Introduction
Augmented Reality (AR) has transitioned from a niche technology primarily associated with entertainment to a powerful tool with applications in education, training, e-commerce, engineering, and beyond. However, the complexity of AR introduces significant challenges in quality assurance (QA) and testing. As AR continues to integrate into various sectors, QA engineers must be equipped to handle the unique demands of AR testing to ensure seamless user experiences and reliable functionality.
What is AR?
Understanding Augmented Reality
Augmented Reality (AR) is a technology that overlays digital information, such as images, videos, or sounds, onto the real world. This blend of physical and virtual elements creates an enhanced perception of reality, allowing users to interact with both simultaneously. Unlike Virtual Reality (VR), which immerses users in a completely virtual environment, AR maintains a connection with the real world, making it more accessible and practical for everyday applications.
How AR Works
Key Principles of AR Functionality
To effectively test AR applications, it’s crucial to understand the underlying principles of how AR works. Most AR applications rely on four core functionalities:
Capturing the Environment: AR apps scan the physical environment using a camera-equipped device. This allows the app to understand and navigate the space it will augment.
Identifying the Anchor Point: To display virtual content accurately, the app must identify a specific point or object in the real world to use as a reference for overlaying digital information.
Retrieving Correct Data: AR apps need to present accurate and real-time images in 3D environments, constantly updating visuals to match the user's movements and interactions.
Consistently Linking Reality and AR: A continuous connection between the real and virtual worlds is essential to maintain the immersion and functionality of the AR experience.
Common Challenges in AR Testing
Addressing Unique Testing Obstacles
Testing AR applications introduces several unique challenges due to the complexity and variability of real-world environments and user interactions. Some of the common issues include:
3D Aspect of AR: Ensuring accurate data projection across different surfaces, structures, and lighting conditions is time-consuming and requires extensive testing.
Space Mapping in Motion: AR apps must track location, motion, and device orientation in real time. Fast transitions and movement can complicate accurate superimposition.
Device Variability: The wide range of devices, including mobile phones, smart glasses, and kiosks, introduces additional complexity. Each device’s specifications, such as camera capabilities and screen resolutions, must be tested.
Types of AR Testing
Essential Testing Approaches
Various testing methods are employed to ensure the quality and functionality of AR applications. Some key types include:
Functional Testing: Verifies that every feature of the software operates as intended. For AR apps, this includes virtual content placement, space/object recognition, and interaction responses.
Compatibility Testing: Ensures the app performs optimally across different devices and configurations, accommodating the diverse ways AR can be used.

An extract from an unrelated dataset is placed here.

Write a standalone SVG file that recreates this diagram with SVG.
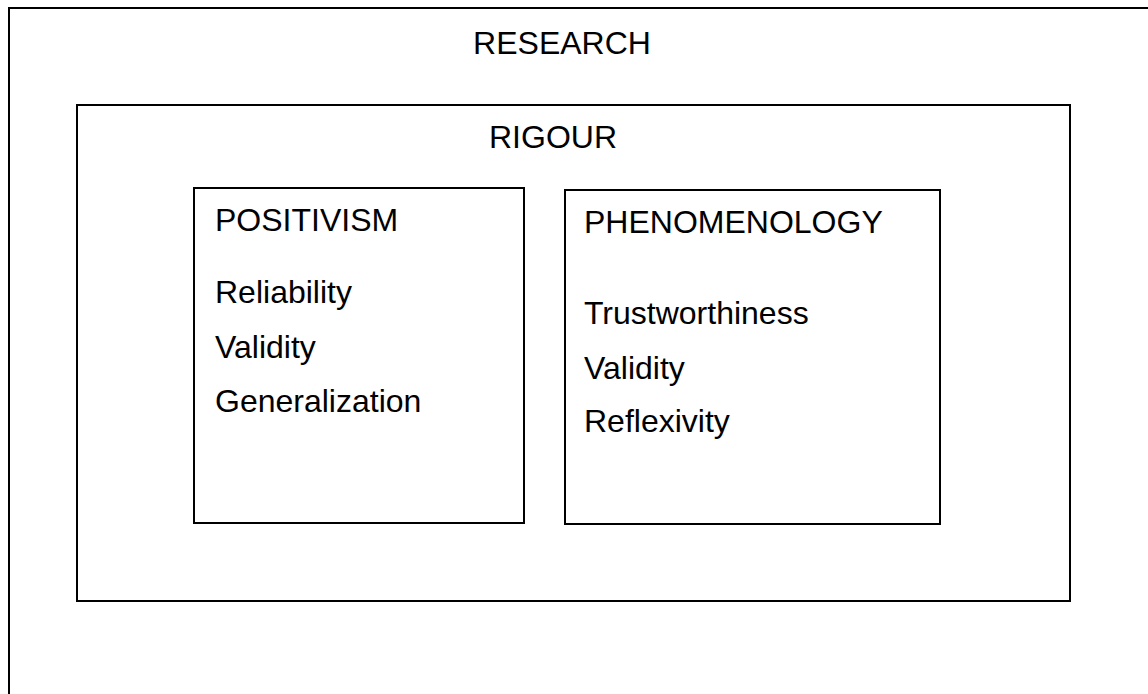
<svg xmlns="http://www.w3.org/2000/svg" width="1148" height="694" viewBox="0 0 1148 694">
<style>
.box{fill:none;stroke:#000;stroke-width:2}
.t{font-family:"Liberation Sans",Arial,sans-serif;font-size:32px;fill:#000}
</style>
<rect width="1148" height="694" fill="#fff"/>
<g id="research">
<rect class="box" x="9" y="8" width="1160" height="720"/>
<text class="t" x="562" y="54" text-anchor="middle">RESEARCH</text>
</g>
<g id="rigour">
<rect class="box" x="77" y="105" width="993" height="496"/>
<text class="t" x="553" y="148" text-anchor="middle">RIGOUR</text>
</g>
<g id="positivism">
<rect class="box" x="194" y="188" width="330" height="335"/>
<text class="t" x="215" y="231">POSITIVISM</text>
<text class="t" x="215" y="303">Reliability</text>
<text class="t" x="215" y="358">Validity</text>
<text class="t" x="215" y="412">Generalization</text>
</g>
<g id="phenomenology">
<rect class="box" x="565" y="190" width="375" height="334"/>
<text class="t" x="584" y="233">PHENOMENOLOGY</text>
<text class="t" x="584" y="324">Trustworthiness</text>
<text class="t" x="584" y="379">Validity</text>
<text class="t" x="584" y="432">Reflexivity</text>
</g>
<g id="connectors"></g>
</svg>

Accessibility Testing: Ensures usability for all individuals, including those with disabilities. Adjustments in color contrast, control options, and interface design are crucial for a positive user experience.
Compliance Testing: Verifies that the app adheres to regulations and standards, especially regarding data protection and safety guidelines.
UI Testing: Ensures the user interface is intuitive and consistent, facilitating smooth interaction between the user and the AR elements.
Integration Testing: Ensures that multiple software features work together seamlessly, particularly the interaction between the device's camera and other components.
Key Considerations in AR Testing
Ensuring Comprehensive Testing Coverage
When testing AR applications, QA engineers should pay attention to several critical aspects:
Safe Utilization: AR apps must function safely in various environments, from empty rooms to public spaces. Testing should include different weather conditions, lighting, and locations to ensure user safety.
Motion Sickness: Prolonged use of AR can cause motion sickness or cybersickness. Testing should include mechanisms to minimize discomfort, such as reminders to rest and adjustments to visual settings.
Battery Life: AR apps are demanding battery life. Testing should ensure the app functions efficiently without excessively draining the device's battery.
Steps to Test AR Applications
A Structured Approach to AR Testing
Testing AR applications effectively involves a structured approach. Here are the key steps:
Study Software Requirements: Understand the app's functionality and goals to create relevant test cases.
Research Your Audience: Knowing the target audience helps tailor the app to their specific needs and usage scenarios.
Set Up the Working Environment: Prepare the devices and spaces needed for testing to simulate real-world usage conditions.
Define Test Coverage: Clearly outline what aspects of the app need testing, including environment scanning, object tracking, and data accuracy.
Establish Needed Tests: Prioritize the types of tests based on the project mission and the app’s functionality.
Collaborate with the Team: Work with other QA and development team members to share insights and improve testing processes.
Innovate: Use creative approaches to predict user behavior and enhance test case development.
Best Practices for AR Testing
Ensuring Quality and Reliability
Implementing best practices can significantly improve the quality and reliability of AR applications. Some key best practices include:
Utilize Real Devices: Whenever possible, test AR apps on actual devices to get accurate results and insights.
Automate Where Possible: Use automation tools for repetitive tasks to save time and increase efficiency.
Perform Exploratory Testing: Engage in exploratory testing to uncover unexpected issues and improve overall app quality.
Regular Updates: Continuously update testing strategies and tools to keep up with advancements in AR technology.
Tools and Techniques for AR Testing
Leveraging Technology for Effective Testing
Several tools and techniques can aid in AR testing:
Emulators and Simulators: Useful for initial testing phases, although they offer limited experience for AR.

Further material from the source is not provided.